En voulant protéger la planète, le protocole de Kyoto a établi des règles qui encouragent la destruction des forêts et l'émission de millions de tonnes de gaz à effet de serre.

En voulant protéger la planète, le protocole de Kyoto a établi des règles qui encouragent la destruction des forêts et l'émission de millions de tonnes de gaz à effet de serre.

Les gouvernements de la planète en sont aujourd'hui conscients. Mais ils refusent de changer les règles du jeu.

Kyoto raconte des mensonges. Ce n'est pas George W. Bush qui le dit. C'est le coordonnateur international de la campagne pour les forêts de Greenpeace, Christoph Thies.

Le problème de M. Thies en est un d'arithmétique. Et il commence dans les tourbières de l'Indonésie recouvertes de palmiers.

Un hectare d'une telle plantation vous fournira de 3 à 6 tonnes d'huile de palme par année.

Prenez cette huile, transformez-la en biodiesel et envoyez-la en Europe pour faire rouler la voiture d'un Français ou d'un Allemand. Vous réduirez sa consommation de pétrole, l'empêchant d'émettre de 9 à 18 tonnes de CO2 dans l'atmosphère.

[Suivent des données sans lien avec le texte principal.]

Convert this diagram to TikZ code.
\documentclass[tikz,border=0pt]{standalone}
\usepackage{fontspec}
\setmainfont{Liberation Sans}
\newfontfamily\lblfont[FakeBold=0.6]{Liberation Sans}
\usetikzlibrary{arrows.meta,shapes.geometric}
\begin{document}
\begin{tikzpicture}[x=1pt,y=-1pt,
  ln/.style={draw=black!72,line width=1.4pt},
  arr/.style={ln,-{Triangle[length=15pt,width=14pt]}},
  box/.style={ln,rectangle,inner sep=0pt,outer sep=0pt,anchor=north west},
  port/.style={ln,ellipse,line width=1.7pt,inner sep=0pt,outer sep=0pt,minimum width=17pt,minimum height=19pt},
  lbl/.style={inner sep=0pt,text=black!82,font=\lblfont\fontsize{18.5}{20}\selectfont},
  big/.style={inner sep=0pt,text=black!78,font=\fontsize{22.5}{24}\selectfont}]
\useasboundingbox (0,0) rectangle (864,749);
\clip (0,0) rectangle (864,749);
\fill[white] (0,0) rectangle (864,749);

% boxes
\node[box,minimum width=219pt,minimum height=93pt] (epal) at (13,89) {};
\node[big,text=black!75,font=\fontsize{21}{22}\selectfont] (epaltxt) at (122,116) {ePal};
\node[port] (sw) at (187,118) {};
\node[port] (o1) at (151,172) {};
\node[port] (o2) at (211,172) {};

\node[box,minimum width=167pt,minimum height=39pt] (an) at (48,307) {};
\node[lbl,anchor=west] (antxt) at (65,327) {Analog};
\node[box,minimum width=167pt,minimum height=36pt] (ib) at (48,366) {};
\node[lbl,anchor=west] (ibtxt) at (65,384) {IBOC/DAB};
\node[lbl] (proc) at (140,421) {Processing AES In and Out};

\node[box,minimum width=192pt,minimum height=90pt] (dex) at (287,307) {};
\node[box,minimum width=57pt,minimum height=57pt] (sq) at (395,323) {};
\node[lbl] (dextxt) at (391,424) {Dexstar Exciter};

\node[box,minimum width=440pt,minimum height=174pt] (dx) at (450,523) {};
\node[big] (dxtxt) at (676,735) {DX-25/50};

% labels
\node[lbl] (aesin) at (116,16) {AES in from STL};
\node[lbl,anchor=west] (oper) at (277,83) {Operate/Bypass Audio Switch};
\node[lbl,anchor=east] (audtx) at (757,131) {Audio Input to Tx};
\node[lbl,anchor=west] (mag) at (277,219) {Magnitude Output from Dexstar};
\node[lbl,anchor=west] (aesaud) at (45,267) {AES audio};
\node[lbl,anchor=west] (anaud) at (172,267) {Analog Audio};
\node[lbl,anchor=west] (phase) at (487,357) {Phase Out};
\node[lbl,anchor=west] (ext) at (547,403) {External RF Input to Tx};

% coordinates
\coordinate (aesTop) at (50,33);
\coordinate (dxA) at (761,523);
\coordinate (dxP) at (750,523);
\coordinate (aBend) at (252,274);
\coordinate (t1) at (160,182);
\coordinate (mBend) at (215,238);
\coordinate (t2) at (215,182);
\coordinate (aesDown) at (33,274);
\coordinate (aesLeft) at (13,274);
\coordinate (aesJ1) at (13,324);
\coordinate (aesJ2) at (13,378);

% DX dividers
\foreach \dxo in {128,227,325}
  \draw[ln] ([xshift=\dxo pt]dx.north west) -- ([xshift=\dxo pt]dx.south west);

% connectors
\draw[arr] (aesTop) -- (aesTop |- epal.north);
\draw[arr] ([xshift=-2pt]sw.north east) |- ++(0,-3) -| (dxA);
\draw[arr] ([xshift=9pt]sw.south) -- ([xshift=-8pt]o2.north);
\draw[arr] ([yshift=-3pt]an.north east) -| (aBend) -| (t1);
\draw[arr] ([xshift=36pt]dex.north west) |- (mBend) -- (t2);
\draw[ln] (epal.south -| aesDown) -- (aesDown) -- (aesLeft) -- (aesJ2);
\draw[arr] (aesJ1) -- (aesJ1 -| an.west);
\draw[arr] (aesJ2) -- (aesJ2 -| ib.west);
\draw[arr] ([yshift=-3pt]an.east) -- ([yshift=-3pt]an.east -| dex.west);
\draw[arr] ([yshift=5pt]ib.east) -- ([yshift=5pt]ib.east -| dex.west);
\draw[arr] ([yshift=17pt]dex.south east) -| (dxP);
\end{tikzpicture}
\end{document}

Sauf qu'en dégradant la tourbière sous les palmiers, vous aurez déjà libéré de 50 à 100 tonnes de CO2 par hectare.

En comptant le carburant qu'il faut pour transporter l'huile de palme et fabriquer les pesticides qui font pousser les palmiers, Wetlands International calcule que, dans le meilleur des scénarios, l'utilisation du biocarburant émettra trois fois plus de gaz à effet de serre que si l'Européen avait brûlé du bon vieux diesel. Dans le pire des cas, ce sera 10 fois pire.

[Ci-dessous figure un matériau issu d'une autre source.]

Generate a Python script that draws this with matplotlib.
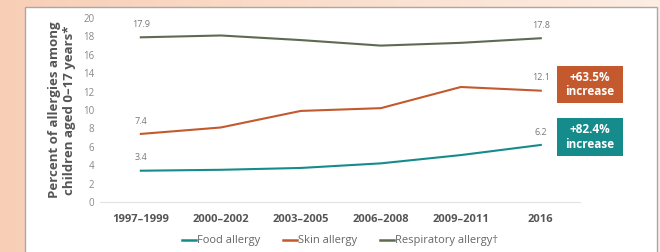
import matplotlib
matplotlib.use('Agg')
import matplotlib.pyplot as plt
import matplotlib.patches as mpatches
import numpy as np

plt.rcParams['font.family'] = ['Open Sans', 'DejaVu Sans']

##############################
# DATA
##############################
periods = ['1997–1999', '2000–2002', '2003–2005', '2006–2008', '2009–2011', '2016']
food = [3.4, 3.5, 3.7, 4.2, 5.1, 6.2]
skin = [7.4, 8.1, 9.9, 10.2, 12.5, 12.1]
resp = [17.9, 18.1, 17.6, 17.0, 17.3, 17.8]
seriesNames = ['Food allergy', 'Skin allergy', 'Respiratory allergy†']
boxTexts = ['+63.5%\nincrease', '+82.4%\nincrease']

foodColor = '#168b8c'
skinColor = '#c4592d'
respColor = '#5d6b52'

W, H = 660, 252
fig = plt.figure(figsize=(6.6, 2.52), dpi=100)

# peach gradient background
bg = fig.add_axes([0, 0, 1, 1], zorder=-2)
grad = np.linspace(0, 1, 256).reshape(1, -1)
c0 = np.array([0xf8, 0xcf, 0xb6]) / 255
c1 = np.array([0xfd, 0xed, 0xe2]) / 255
img = c0[None, None, :] * (1 - grad[..., None]) + c1[None, None, :] * grad[..., None]
bg.imshow(img, aspect='auto', extent=[0, 1, 0, 1])
bg.set_axis_off()

# white panel
panel = mpatches.Rectangle((25 / W, -0.05), 632 / W, 1.05 - 7 / H,
                           transform=fig.transFigure, facecolor='white',
                           edgecolor='#a8a8a8', linewidth=1.0, zorder=-1)
fig.patches.append(panel)

ax = fig.add_axes([100 / W, 50 / H, 480 / W, 184 / H])
ax.set_facecolor('none')
x = np.arange(len(periods))

ax.plot(x, food, color=foodColor, linewidth=1.5, label=seriesNames[0])
ax.plot(x, skin, color=skinColor, linewidth=1.5, label=seriesNames[1])
ax.plot(x, resp, color=respColor, linewidth=1.5, label=seriesNames[2])

# end point labels
for vals in [food, skin, resp]:
    for i in [0, len(vals) - 1]:
        ax.annotate(f'{vals[i]:.1f}', (x[i], vals[i]), xytext=(0, 6),
                    textcoords='offset points', ha='center', va='bottom',
                    fontsize=6.5, color='#777777')

ax.set_xlim(-0.51, 5.49)
ax.set_ylim(0, 20)
ax.set_yticks(range(0, 21, 2))
ax.set_xticks(x)
ax.set_xticklabels(periods, fontsize=8, fontweight='bold', color='#555555')
ax.tick_params(axis='x', length=0, pad=9)
ax.tick_params(axis='y', length=0, labelsize=7, labelcolor='#888888', pad=4)
for s in ['top', 'right', 'left']:
    ax.spines[s].set_visible(False)
ax.spines['bottom'].set_color('#e2e2e2')
ax.set_ylabel('Percent of allergies among\nchildren aged 0–17 years*', fontsize=9.5,
              fontweight='bold', color='#555555', labelpad=5, linespacing=1.2)

# increase boxes
boxes = [(557, 66, 66, 37, skinColor), (557, 118, 66, 38, foodColor)]
for (bx, by, bw, bh, col), txt in zip(boxes, boxTexts):
    fig.patches.append(mpatches.Rectangle((bx / W, 1 - (by + bh) / H), bw / W, bh / H,
                                          transform=fig.transFigure, facecolor=col,
                                          edgecolor='none'))
    fig.text((bx + bw / 2) / W, 1 - (by + bh / 2) / H, txt, ha='center', va='center',
             color='white', fontsize=8.5, fontweight='bold', linespacing=1.15)

leg = fig.legend(loc='center', bbox_to_anchor=(340 / W, 1 - 241 / H), ncol=3,
                 frameon=False, fontsize=8, handlelength=1.3, handletextpad=0.1,
                 columnspacing=2.0, labelcolor='#666666')
for line in leg.get_lines():
    line.set_linewidth(1.8)

plt.savefig('out.png', dpi=100)
plt.close()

Mais il y a plus absurde aux yeux de M. Thies. Car la France a signé le protocole de Kyoto et s'est engagée à réduire ses émissions de gaz à effet de serre. Elle s'y attelle donc.

Elle inscrit d'abord les tonnes économisées par le diesel qui n'a pas été brûlé: de 9 à 18 tonnes environ. Puis elle inscrit les gaz dégagés par l'utilisation du biodiesel: zéro.

Zéro? Oui. Car selon le protocole de Kyoto, les biocarburants n'émettent pas de gaz à effet de serre.

Pour M. Thies, voilà une «incitation complètement perverse». Parce que la situation a amené tout un système de subventions qui favorise l'importation d'huile de palme en Europe.

Depuis, certains pays comme les Pays-Bas et le Royaume-Uni ont resserré leurs règles sur les biocarburants. L'Union européenne en est aussi à revoir sa politique.

Mais le protocole de Kyoto considère toujours les émissions comme nulles.

En décembre dernier, à Bali, les pays du monde entier se sont réunis pour discuter de la suite à donner au protocole de Kyoto, qui se termine en 2012.

La Presse Affaires y a rencontré John Hay, porte-parole de la Convention-cadre des Nations unies sur les changements climatiques. Il a admis l'ironie de la situation.

«Ça n'a pas été discuté en 1997 lors de l'élaboration du protocole de Kyoto. Ce n'était pas un enjeu», a-t-il expliqué.

Faudrait-il changer Kyoto maintenant que le problème est documenté? «Le protocole ne sera pas rouvert pour inclure des mécanismes complètement nouveaux concernant seulement les biocarburants», a-t-il répondu.

La question est-elle discutée à Bali pour l'entente qui prendra la relève du protocole de Kyoto en 2012?

«Les biocarburants ne sont pas un très grand enjeu des négociations», a admis M. Hay.

Pour Marcel Silvius, spécialiste de l'écologie tropicale pour Wetlands International, c'est inacceptable.

«Les gouvernements sont en train de mentir à leurs propres citoyens. Ils sont en train de les berner. Et c'est la pire chose qu'un gouvernement puisse faire. Ils profitent d'un système pour mettre de l'ordre dans leurs livres. Pas pour mettre de l'ordre dans le monde.»